You say yourself why it is so. They are distinct outputs that you have to take into account separately, even when their individual probability is the same. I don’t even see where your problem is with that, since you basically takes my initial equation as your conclusion. Yeah, it works.

DGraves.3720:

Do you know what .225^2 is? .050625 and when you round that it is .057 or 5.7%. This isn’t a coincidence.

Well, considering it is the first appearance of .225 in the discussion, and you provide no context, I fail to see the meaning of that. Now, I do see that rounding 0.050625 doesn’t make 0.057 but 0.051. Quite a big rounding error.

DGraves.3720:

If you don’t understand at this point why it is 45%, 2.25% or .34% you’ll have to take it up with god and your math teachers. But yes, in conclusion, you’ve no idea what you’re talking about.

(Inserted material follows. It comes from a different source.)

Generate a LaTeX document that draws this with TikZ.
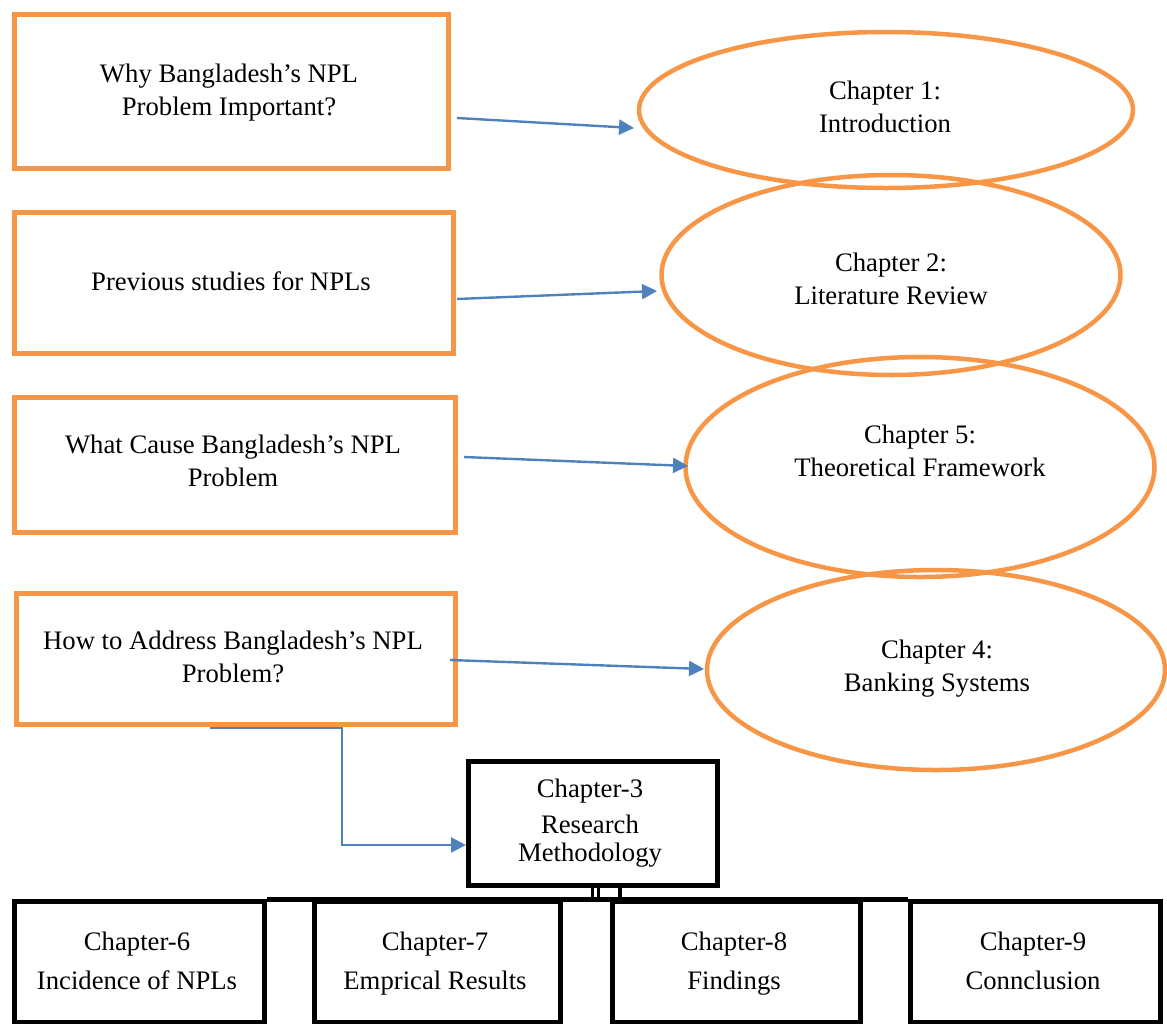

Look, just apply the formula for Bernoulli trials. It is a tool designed to compute exactly what we are doing: chances of exactly X success in N independent, fair throws. What do you get ? 32/5.7/0.3.
And when you yourself accepted that 61% is the odd for no success, how can your odds of “at least one” not add up to 39%? It means you have cases when you have simultaneously no result and some results. It doesn’t make any sense!

Now, happens I have a friend who is a university math teacher, specialized in probabilities (part of the reason I can call you on your mistakes). Just to be extra sure I wasn’t going crazy, I presented the problem to him. And got the very same answer I got by myself. So yes, you are wrong. Don’t take my word for it: math teachers call you wrong ; Wikipedia calls you wrong ; Bernoulli calls you wrong ; math softwares call you wrong. Maybe it is time for some self reflection.

@Joxer: Engi never was bad per se in PvE. There just isn’t any incentive to take one over something else most of the time.